To start, the increase (using another CDC table) was from 981,239 deaths in 1917 to 1,430,079 in 1918, or an increase of 448,840 (or 45.7%).  But note that a footnote to that CDC table indicates that these figures include military deaths in World War I.  This differs from the practice in later years, where military deaths are excluded.   World War I military deaths totalled 116,516 (according to official Department of Veterans Affairs figures), and almost all came in 2018.  While some share of these were due to soldiers dying from the Spanish Flu, I do not have figures for what those might have been.  Leaving that aside, the increase in non-military deaths in 1918 would have been close to 34%, and adjusting for US population growth in those years the increase in the death rate would have been 32%.

That is still significantly higher than the close to 12% increase in the death rate in the CDC figures.  There are two reasons for this.  First, note, as was discussed above, these CDC figures adjust for changes in the age structure of the US population over the century, and use population weights of the year 2000.  The US age structure has shifted markedly since 1918, with a far higher share of the population now in the older age groups.  Had the age structure in 1917 and 1918 been the same as it was in 2000, the base overall death rates in those years, excluding the impact of the Spanish Flu, would have been higher.  Second, the Spanish Flu was especially lethal for those in the middle age groups – those in their 20s, 30s, and 40s.  The young and the old were less affected.  But those in the middle age groups account for a smaller share of the age structure using the weights of the year 2000 than they had in 1918.  While I do not have the data to allow me to decompose the specific numbers, simple simulations with plausible parameters suggest that at the year 2000 population shares, the increase in the age-adjusted death rate of 12% can be consistent with the 32% increase observed in 1918 when military deaths are excluded, or the 46% overall increase when military deaths and population growth are included.

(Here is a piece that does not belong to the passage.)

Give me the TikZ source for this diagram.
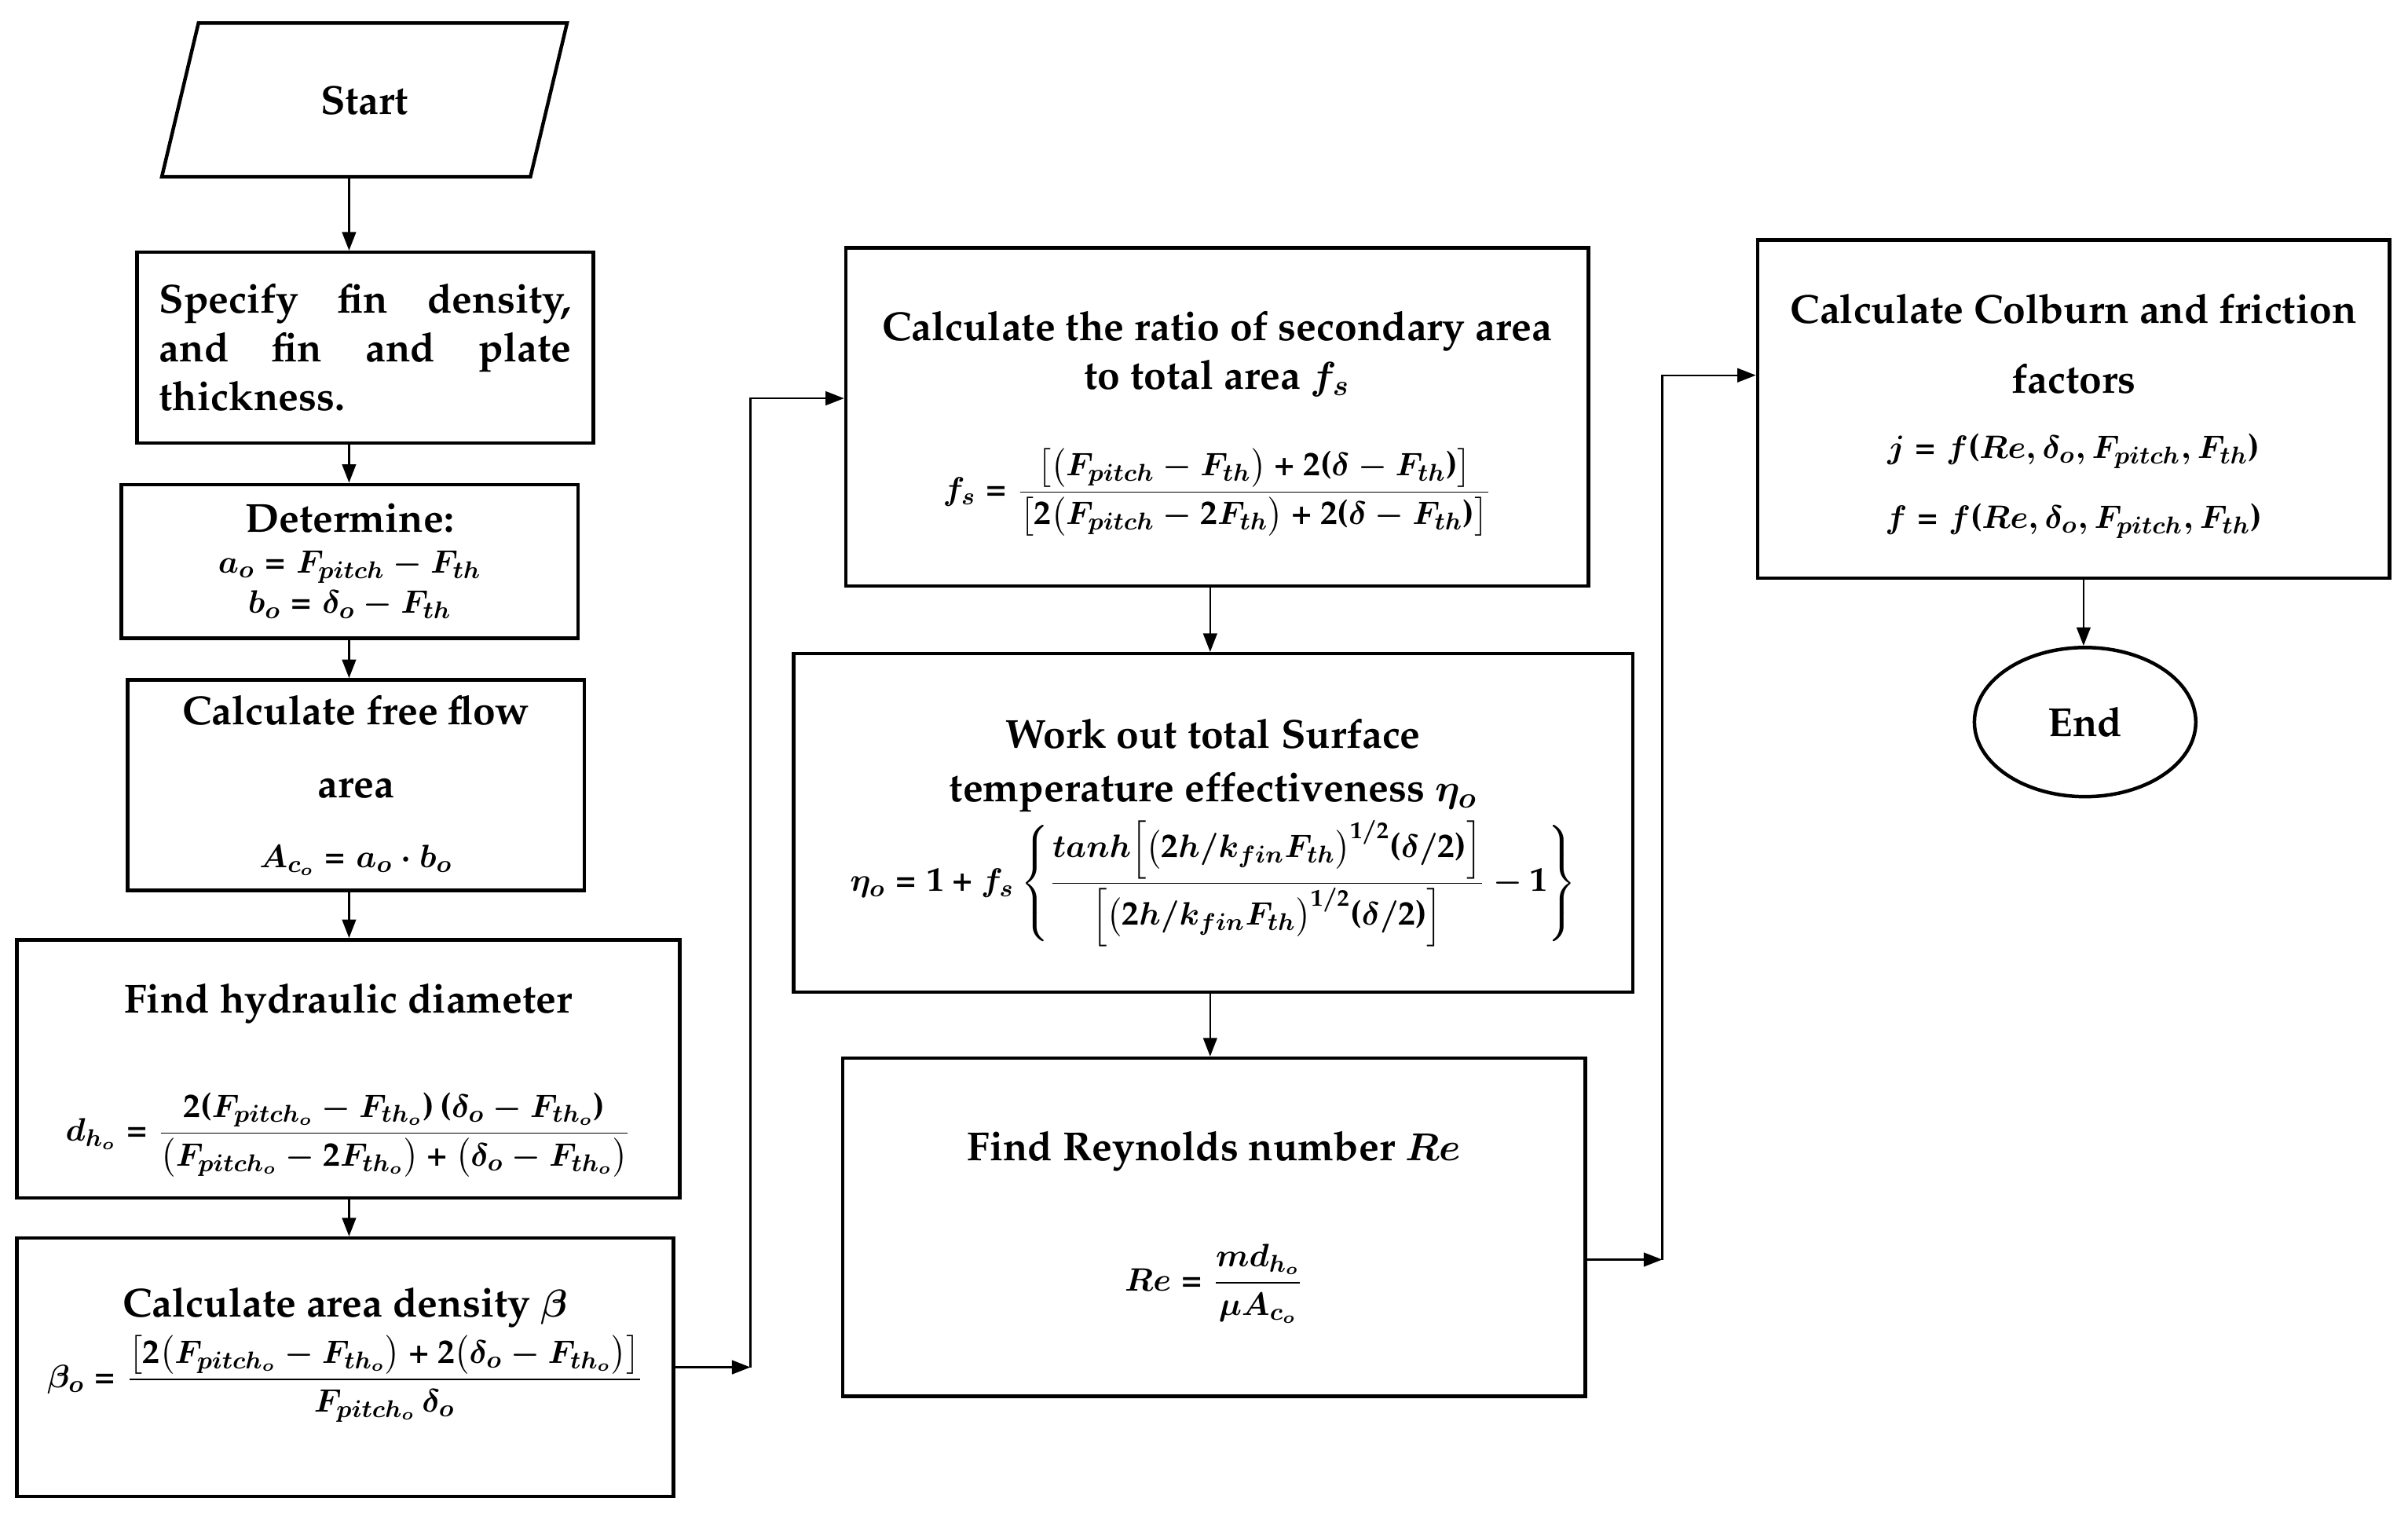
\documentclass[tikz,border=0pt]{standalone}
\usepackage[T1]{fontenc}
\usepackage{amsmath}
\usepackage{tikz}
\usetikzlibrary{
    shapes.geometric,
    arrows.meta,
    positioning
}
\renewcommand{\rmdefault}{ppl}
% heavy math everywhere
\DeclareSymbolFont{operators}{T1}{ppl}{b}{n}
\DeclareSymbolFont{letters}{OML}{cmm}{b}{it}
\DeclareSymbolFont{symbols}{OMS}{cmsy}{b}{n}
\newcommand{\eqsize}{\fontsize{12.6}{16}\selectfont}

\begin{document}
\begin{tikzpicture}[x=0.02cm, y=-0.02cm, >={Triangle[length=0.24cm,width=0.18cm]}]
    \tikzstyle{every node}=[font=\fontsize{15}{18}\selectfont\bfseries]
    \tikzstyle{process}=[draw, line width=1.3pt, rectangle, align=center, inner sep=0pt]
    \tikzstyle{line}=[line width=0.7pt]
    \useasboundingbox (0,0) rectangle (1566,988);
    % left column
    \node [draw, line width=1.3pt, trapezium, trapezium left angle=76, trapezium right angle=104,
           trapezium stretches=true, minimum width=5.28cm, minimum height=2cm] (start) at (237,65) {Start};
    \node [process, minimum width=5.94cm, minimum height=2.48cm, align=left, text width=5.36cm] (spec) at (237.5,226)
        {\makebox[5.36cm]{Specify\hfill fin\hfill density,}\\ \makebox[5.36cm]{and\hfill fin\hfill and\hfill plate}\\ thickness.};
    \node [process, minimum width=5.94cm, minimum height=2cm] (determ) at (227.5,365)
        {Determine:\\[-3pt] \eqsize $a_o = F_{pitch} - F_{th}$\\[-3pt] \eqsize $b_o = \delta_o - F_{th}$};
    \node [process, minimum width=5.94cm, minimum height=2.74cm] (freeflow) at (231.5,510.5)
        {Calculate free flow\\[9pt] area\\[8pt] \eqsize $A_{c_o} = a_o \cdot b_o$};
    \node [process, minimum width=8.62cm, minimum height=3.36cm] (hydro) at (226.5,695)
        {\rule{0pt}{19.5pt}Find hydraulic diameter\\[24.5pt]
         \eqsize $\displaystyle d_{h_o} = \frac{2(F_{pitch_o} - F_{th_o})\,(\delta_o - F_{th_o})}{\bigl(F_{pitch_o} - 2F_{th_o}\bigr) + \bigl(\delta_o - F_{th_o}\bigr)}$};
    \node [process, minimum width=8.54cm, minimum height=3.36cm] (density) at (224.5,889)
        {Calculate area density $\beta$\\[2pt]
         \eqsize $\displaystyle \beta_o = \frac{\bigl[2\bigl(F_{pitch_o} - F_{th_o}\bigr) + 2\bigl(\delta_o - F_{th_o}\bigr)\bigr]}{F_{pitch_o}\,\delta_o}$\rule[-22pt]{0pt}{1pt}};
    % middle column
    \node [process, minimum width=9.66cm, minimum height=4.4cm] (ratio) at (791.5,271)
        {\rule{0pt}{16pt}Calculate the ratio of secondary area\\ to total area $f_s$\\[18pt]
         \eqsize $\displaystyle f_s = \frac{\bigl[\bigl(F_{pitch} - F_{th}\bigr) + 2(\delta - F_{th})\bigr]}{\bigl[2\bigl(F_{pitch} - 2F_{th}\bigr) + 2(\delta - F_{th})\bigr]}$};
    \node [process, minimum width=10.92cm, minimum height=4.4cm] (surface) at (789,535)
        {\rule{0pt}{18pt}Work out total Surface\\[2pt] temperature effectiveness $\eta_o$\\[2pt]
         \eqsize $\displaystyle \eta_o = 1 + f_s\left\{\frac{tanh\Bigl[\bigl(2h/k_{fin}F_{th}\bigr)^{1/2}(\delta/2)\Bigr]}{\Bigl[\bigl(2h/k_{fin}F_{th}\bigr)^{1/2}(\delta/2)\Bigr]} - 1\right\}$};
    \node [process, minimum width=9.66cm, minimum height=4.4cm] (reynolds) at (789.5,798)
        {Find Reynolds number $Re$\\[26pt]
         \eqsize $\displaystyle Re = \frac{md_{h_o}}{\mu A_{c_o}}$};
    % right column
    \node [process, minimum width=8.22cm, minimum height=4.4cm] (colburn) at (1348.5,266)
        {\rule{0pt}{16pt}Calculate Colburn and friction\\[8pt] factors\\[6pt]
         \eqsize $j = f(Re, \delta_o, F_{pitch}, F_{th})$\\[8pt]
         \eqsize $f = f(Re, \delta_o, F_{pitch}, F_{th})$};
    \node [draw, line width=1.3pt, ellipse, minimum width=2.88cm, minimum height=1.94cm] (endnode) at (1356,469.5) {End};
    % connectors
    \coordinate (colL) at (227,0);
    \coordinate (colM) at (787,0);
    \coordinate (colR) at (1355,0);
    \coordinate (jL) at (488,889);
    \coordinate (jLtop) at (488,259);
    \coordinate (jR) at (1081,819);
    \coordinate (jRtop) at (1081,244);
    \draw [line,->] (start.south -| colL) -- (spec.north -| colL);
    \draw [line,->] (spec.south -| colL) -- (determ.north -| colL);
    \draw [line,->] (determ.south -| colL) -- (freeflow.north -| colL);
    \draw [line,->] (freeflow.south -| colL) -- (hydro.north -| colL);
    \draw [line,->] (hydro.south -| colL) -- (density.north -| colL);
    \draw [line,->] (density.east |- jL) -- (jL);
    \draw [line,->] (jL) -- (jLtop) -- (jLtop -| ratio.west);
    \draw [line,->] (ratio.south -| colM) -- (surface.north -| colM);
    \draw [line,->] (surface.south -| colM) -- (reynolds.north -| colM);
    \draw [line,->] (reynolds.east |- jR) -- (jR);
    \draw [line,->] (jR) -- (jRtop) -- (jRtop -| colburn.west);
    \draw [line,->] (colburn.south -| colR) -- (endnode.north -| colR);
\end{tikzpicture}
\end{document}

Few expected when Covid-19 was first detected in the US that the death rate this year would be anywhere close to what it was during the Spanish Flu.  But it has been.  Sadly, the crisis was severely exacerbated by the singularly incompetent management of the Trump administration.  The Washington Post had a particularly good summary of the many things the Trump administration got wrong in addressing Covid-19 this year in a December 26 editorial.  Or one can compare the US record to that of other countries.  The US this year had 1,040 deaths due to Covid-19 per million of population.  Canada had 412 per million, or 40% of the US rate.  If the US had simply matched what its neighbor to the north was able to do, the US would have had 137,000 deaths instead of more than 345,000, or 208,000 fewer deaths.  And others have done even far better.  New Zealand has had only 5.0 deaths per million, and Taiwan just 0.3 per million.

Better management would have been possible.  But the Trump administration failed, and hundreds of thousands of Americans have died.  As the Post editorial noted:

“It was always going to be hard. But the worst did not have to happen. It happened because Mr. Trump failed to respect science, meet the virus head-on and be honest with the American people.”